10th March, 2008 at 3:59 pm
Hi Charlie,
Sure, there are several plugins out there that do this. The dd-Meta-Tags and the All-in-one SEO Pack come to mind right away.
19th March, 2008 at 12:14 am
[...] His a trick he expounds on in this blog post “Internal Linking - META nofollow, rel no folow, robots.txt and Confusion” He implores us to use the rel=”nofollow” atribute in all links that don’t need [...]
6th April, 2008 at 5:37 pm
Hi Josh,
Long time no see. Great post. It’s made me realise I’m doing things wrong. I’ve got the noindex,follow meta tag on my category, tag and date archive pages (courtesy of the All In One SEO plugin), but I’m also blocking them in robots.txt.

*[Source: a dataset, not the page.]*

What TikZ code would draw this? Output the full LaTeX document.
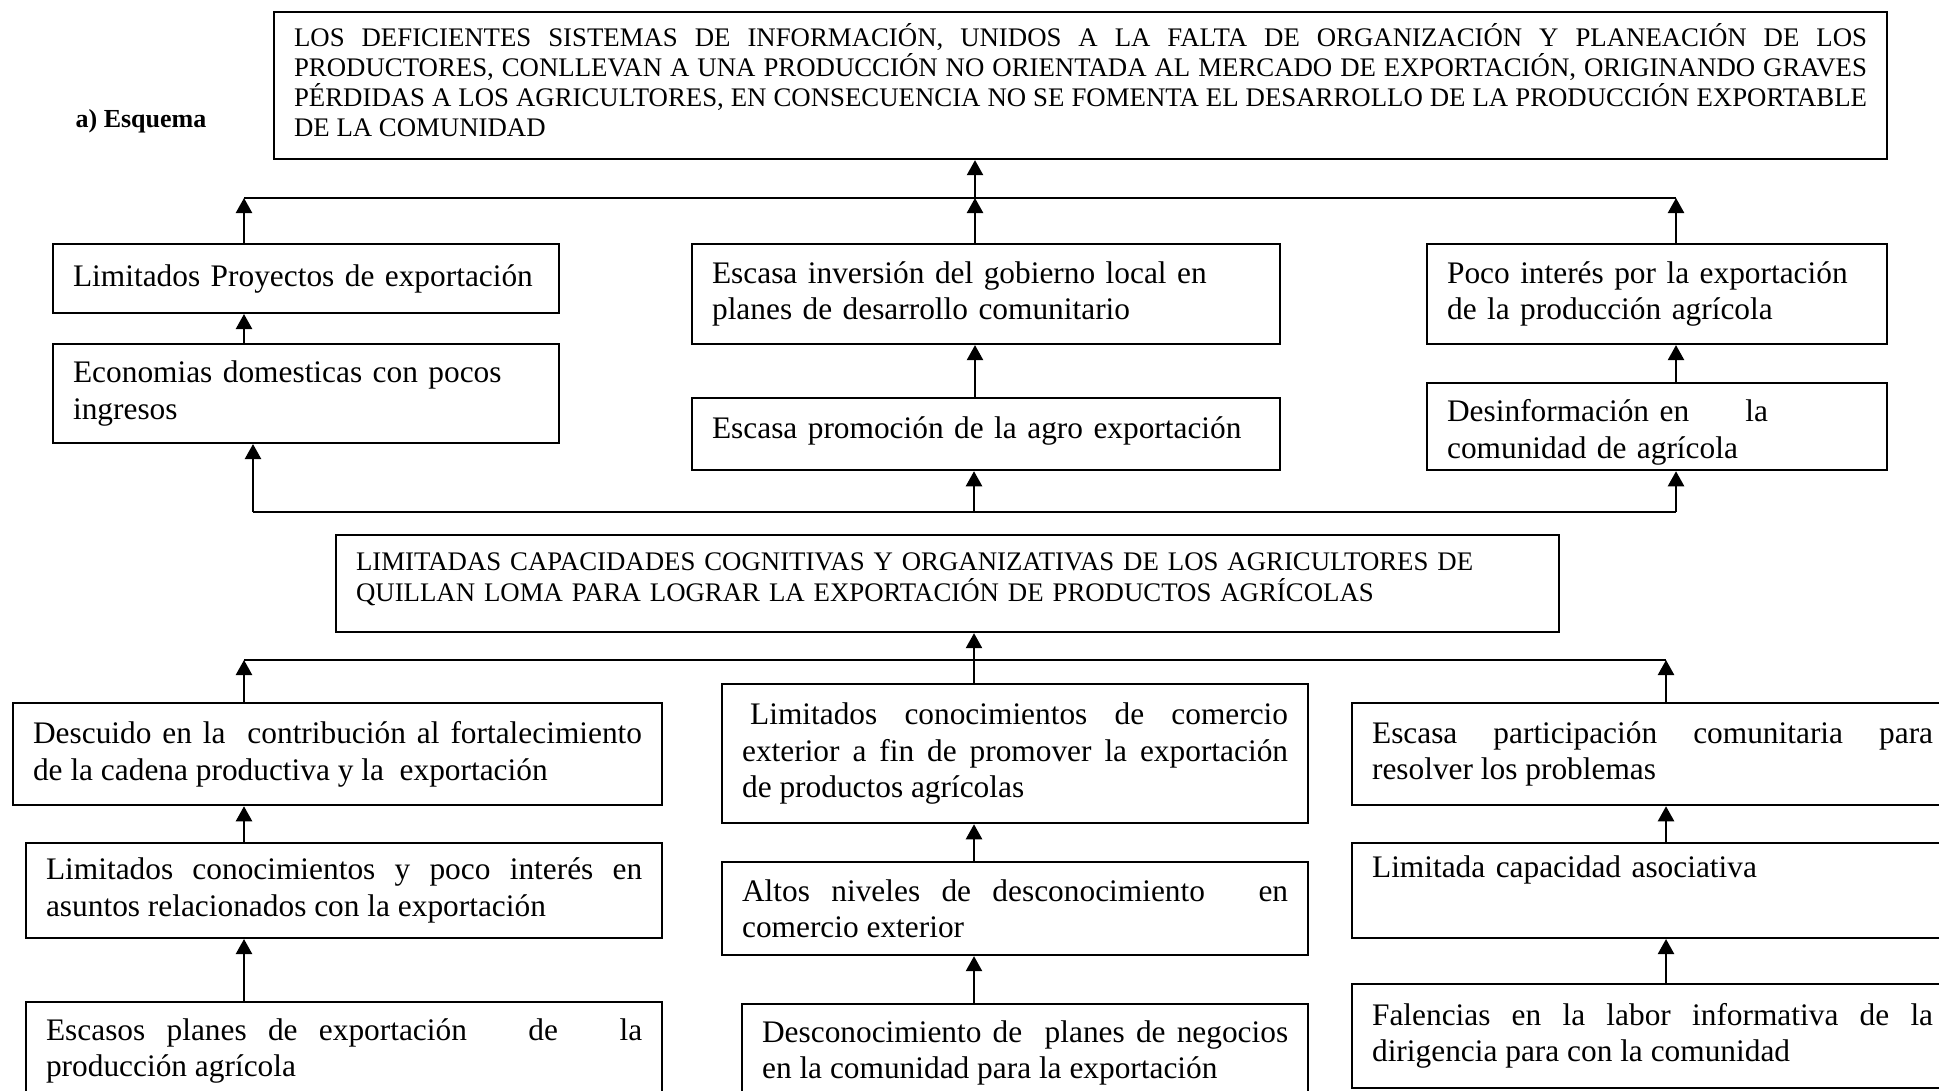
\documentclass[tikz,border=0pt]{standalone}
\usepackage{fontspec}
\setmainfont{Liberation Serif}
\usetikzlibrary{arrows.meta}
\tolerance=9999
\hyphenpenalty=10000

\begin{document}
\begin{tikzpicture}[x=0.3731pt,y=-0.3731pt,line width=0.8pt,
      >={Triangle[width=6pt,length=5.6pt]},
      caja/.style={draw,anchor=north west,inner xsep=7.46pt,inner ysep=0pt,
        font=\fontsize{11.7}{13.6}\selectfont},
      mayus/.style={caja,font=\fontsize{10}{11.2}\selectfont}]
  \useasboundingbox(0,0)rectangle(1939,1091);
  \node(titulo)at(141,121){\fontsize{9.7}{12}\selectfont\bfseries a) Esquema};
  % efectos
  \node[mayus,align=justify,text width=586.9pt,minimum height=54.85pt](efecto)at(273,11)
     {LOS DEFICIENTES SISTEMAS DE INFORMACIÓN, UNIDOS A LA FALTA DE ORGANIZACIÓN Y PLANEACIÓN DE LOS\linebreak
      PRODUCTORES, CONLLEVAN A UNA PRODUCCIÓN NO ORIENTADA AL MERCADO DE EXPORTACIÓN, ORIGINANDO GRAVES\linebreak
      PÉRDIDAS A LOS AGRICULTORES, EN CONSECUENCIA NO SE FOMENTA EL DESARROLLO DE LA PRODUCCIÓN EXPORTABLE\linebreak
      DE LA COMUNIDAD\rule[-4pt]{0pt}{0pt}};
  \node[caja,align=left,text width=173.9pt,minimum height=25.7pt](efA1)at(52,243)
     {\mbox{Limitados Proyectos de exportación}};
  \node[caja,align=left,text width=173.9pt,minimum height=36.9pt](efA2)at(52,343)
     {Economias domesticas con pocos\\ ingresos};
  \node[caja,align=left,text width=204.5pt,minimum height=37.3pt](efB1)at(691,243)
     {Escasa inversión del gobierno local en\\ planes de desarrollo comunitario};
  \node[caja,align=left,text width=204.5pt,minimum height=26.9pt](efB2)at(691,397)
     {\mbox{Escasa promoción de la agro exportación}\rule[-5pt]{0pt}{0pt}};
  \node[caja,align=left,text width=156.7pt,minimum height=37.3pt](efC1)at(1426,243)
     {Poco interés por la exportación\\ de la producción agrícola};
  \node[caja,align=left,text width=156.7pt,minimum height=32.5pt](efC2)at(1426,382)
     {\rule{0pt}{12.4pt}Desinformación en\hspace{21pt}la\\ comunidad de agrícola};
  % problema central
  \node[mayus,align=left,text width=441.4pt,minimum height=36.2pt,
        font=\fontsize{10}{11.6}\selectfont](problema)at(335,534)
     {LIMITADAS CAPACIDADES COGNITIVAS Y ORGANIZATIVAS DE LOS AGRICULTORES DE\\
      QUILLAN LOMA PARA LOGRAR LA EXPORTACIÓN DE PRODUCTOS AGRÍCOLAS\rule[-5pt]{0pt}{0pt}};
  % causas
  \node[caja,align=justify,text width=227.2pt,minimum height=38.1pt](caA1)at(12,702)
     {Descuido en la\ \ contribución al fortalecimiento\linebreak de la cadena productiva y la\ \ exportación};
  \node[caja,align=justify,text width=222.4pt,minimum height=35.4pt](caA2)at(25,842)
     {Limitados conocimientos y poco interés en\linebreak asuntos relacionados con la exportación};
  \node[caja,align=justify,text width=222.4pt,minimum height=36.6pt](caA3)at(25,1001)
     {Escasos planes de exportación\hspace{15pt} de\hspace{15pt} la\linebreak producción agrícola};
  \node[caja,align=justify,text width=203.7pt,minimum height=51.9pt](caB1)at(721,683)
     {\hspace*{3pt}Limitados conocimientos de comercio\linebreak exterior a fin de promover la exportación\linebreak de productos agrícolas};
  \node[caja,align=justify,text width=203.7pt,minimum height=34.7pt](caB2)at(721,861)
     {Altos niveles de desconocimiento\hspace{12pt} en\linebreak comercio exterior};
  \node[caja,align=justify,text width=196.3pt,minimum height=36.6pt](caB3)at(741,1003)
     {Desconocimiento de\ \ planes de negocios\linebreak en la comunidad para la exportación};
  \node[caja,align=justify,text width=209.3pt,minimum height=38.1pt](caC1)at(1351,702)
     {Escasa participación comunitaria para\linebreak resolver los problemas};
  \node[caja,align=left,text width=209.3pt,minimum height=35.4pt](caC2)at(1351,842)
     {Limitada capacidad asociativa\\ \strut};
  \node[caja,align=justify,text width=209.3pt,minimum height=38.8pt](caC3)at(1351,983)
     {Falencias en la labor informativa de la\linebreak dirigencia para con la comunidad};
  % lineas de union
  \coordinate(busEl)at(244,198);
  \coordinate(busEm)at(975,198);
  \coordinate(busEr)at(1676,198);
  \coordinate(busPl)at(253,512);
  \coordinate(busPm)at(974,512);
  \coordinate(busPr)at(1676,512);
  \coordinate(busCl)at(244,660);
  \coordinate(busCm)at(974,660);
  \coordinate(busCr)at(1666,660);
  \draw(busEl)--(busEr);
  \draw[->](efA1.north-|busEl)--(busEl);
  \draw[->](efB1.north-|busEm)--(busEm);
  \draw[->](busEm)--(efecto.south-|busEm);
  \draw[->](efC1.north-|busEr)--(busEr);
  \draw[->](efA2.north-|busEl)--(efA1.south-|busEl);
  \draw[->](efB2.north-|busEm)--(efB1.south-|busEm);
  \draw[->](efC2.north-|busEr)--(efC1.south-|busEr);
  \draw(busPl)--(busPr);
  \draw[->](busPl)--(efA2.south-|busPl);
  \draw[->](busPm)--(efB2.south-|busPm);
  \draw[->](busPr)--(efC2.south-|busPr);
  \draw(busCl)--(busCr);
  \draw[->](caA1.north-|busCl)--(busCl);
  \draw[->](caB1.north-|busCm)--(problema.south-|busCm);
  \draw[->](caC1.north-|busCr)--(busCr);
  \draw[->](caA2.north-|busCl)--(caA1.south-|busCl);
  \draw[->](caA3.north-|busCl)--(caA2.south-|busCl);
  \draw[->](caB2.north-|busCm)--(caB1.south-|busCm);
  \draw[->](caB3.north-|busCm)--(caB2.south-|busCm);
  \draw[->](caC2.north-|busCr)--(caC1.south-|busCr);
  \draw[->](caC3.north-|busCr)--(caC2.south-|busCr);
\end{tikzpicture}
\end{document}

I guess that means I’m missing out on the PR that could be passed by the category page. I’m going to remove the blocks in robots.txt and just go with the meta tags.
Out of interest, why do you no follow the link on your own name in the comments? Is it because you want Google to associate the term “Internet Marketing Blog” with the site and don’t want the term “Josh Spaulding” to dilute that?

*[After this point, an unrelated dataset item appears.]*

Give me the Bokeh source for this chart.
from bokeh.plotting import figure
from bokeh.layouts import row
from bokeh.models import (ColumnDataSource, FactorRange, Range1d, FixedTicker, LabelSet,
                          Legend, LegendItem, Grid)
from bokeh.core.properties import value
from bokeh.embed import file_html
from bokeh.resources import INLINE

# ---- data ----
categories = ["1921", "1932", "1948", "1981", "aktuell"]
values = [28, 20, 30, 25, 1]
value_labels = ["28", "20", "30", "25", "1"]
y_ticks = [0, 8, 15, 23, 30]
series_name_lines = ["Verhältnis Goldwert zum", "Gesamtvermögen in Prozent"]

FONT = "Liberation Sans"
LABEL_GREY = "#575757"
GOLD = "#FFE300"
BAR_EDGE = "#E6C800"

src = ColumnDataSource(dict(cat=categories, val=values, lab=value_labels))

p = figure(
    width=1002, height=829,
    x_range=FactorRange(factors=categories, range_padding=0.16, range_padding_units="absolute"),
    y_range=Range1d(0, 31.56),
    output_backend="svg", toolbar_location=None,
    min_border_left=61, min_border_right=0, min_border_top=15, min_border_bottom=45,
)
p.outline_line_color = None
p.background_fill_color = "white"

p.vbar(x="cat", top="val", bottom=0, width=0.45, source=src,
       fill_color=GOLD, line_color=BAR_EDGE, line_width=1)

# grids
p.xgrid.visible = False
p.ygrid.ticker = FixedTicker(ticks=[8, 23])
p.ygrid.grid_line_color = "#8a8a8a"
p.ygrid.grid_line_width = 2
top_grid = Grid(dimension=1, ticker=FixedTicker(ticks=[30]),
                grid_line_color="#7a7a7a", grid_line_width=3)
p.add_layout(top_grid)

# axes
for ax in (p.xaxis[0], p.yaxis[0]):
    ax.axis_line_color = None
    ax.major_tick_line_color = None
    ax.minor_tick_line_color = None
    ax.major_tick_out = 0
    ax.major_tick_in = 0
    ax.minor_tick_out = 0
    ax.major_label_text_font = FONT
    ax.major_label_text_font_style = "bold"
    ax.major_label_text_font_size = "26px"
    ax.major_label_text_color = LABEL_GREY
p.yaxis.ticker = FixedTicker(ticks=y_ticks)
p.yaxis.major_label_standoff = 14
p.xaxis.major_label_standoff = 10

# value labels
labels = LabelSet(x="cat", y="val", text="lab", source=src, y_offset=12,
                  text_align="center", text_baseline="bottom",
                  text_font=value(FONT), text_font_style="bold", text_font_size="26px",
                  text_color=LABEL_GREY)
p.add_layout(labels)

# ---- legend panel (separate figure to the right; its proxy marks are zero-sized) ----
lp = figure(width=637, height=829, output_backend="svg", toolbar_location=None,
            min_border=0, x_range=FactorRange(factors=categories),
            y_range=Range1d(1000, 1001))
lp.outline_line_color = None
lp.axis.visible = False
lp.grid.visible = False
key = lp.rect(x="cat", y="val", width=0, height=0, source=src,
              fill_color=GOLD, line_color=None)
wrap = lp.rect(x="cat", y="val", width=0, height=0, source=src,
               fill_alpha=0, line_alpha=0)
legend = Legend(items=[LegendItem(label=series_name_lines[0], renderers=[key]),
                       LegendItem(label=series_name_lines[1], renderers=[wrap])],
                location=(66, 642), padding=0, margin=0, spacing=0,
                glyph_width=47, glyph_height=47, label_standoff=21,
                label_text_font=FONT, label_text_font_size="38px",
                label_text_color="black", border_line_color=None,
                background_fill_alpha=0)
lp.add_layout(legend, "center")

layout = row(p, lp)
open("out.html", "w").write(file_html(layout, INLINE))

6th April, 2008 at 6:05 pm
Umm, actually, I jumped the gun. When I went to edit my robots.txt, I found that I’m only disallowing the following:
Disallow: */trackback*
Disallow: /wp-*
Disallow: */feed/*
I guess that’s fine. I’m a bit surprised though, I thought I was blocking categories too.
8th April, 2008 at 3:02 pm
Hey Stephen, nice to see you around
Just be careful and don’t blog things that shouldn’t be blocked, so you still have a good internal linking structure.
I nofollow my name because I normally leave several comments on every single post on this blog, so it’s just kind of pointless to redirect link juice back to the main directory through my name as the anchor text. I’d rather that juice flow into my internal pages etc.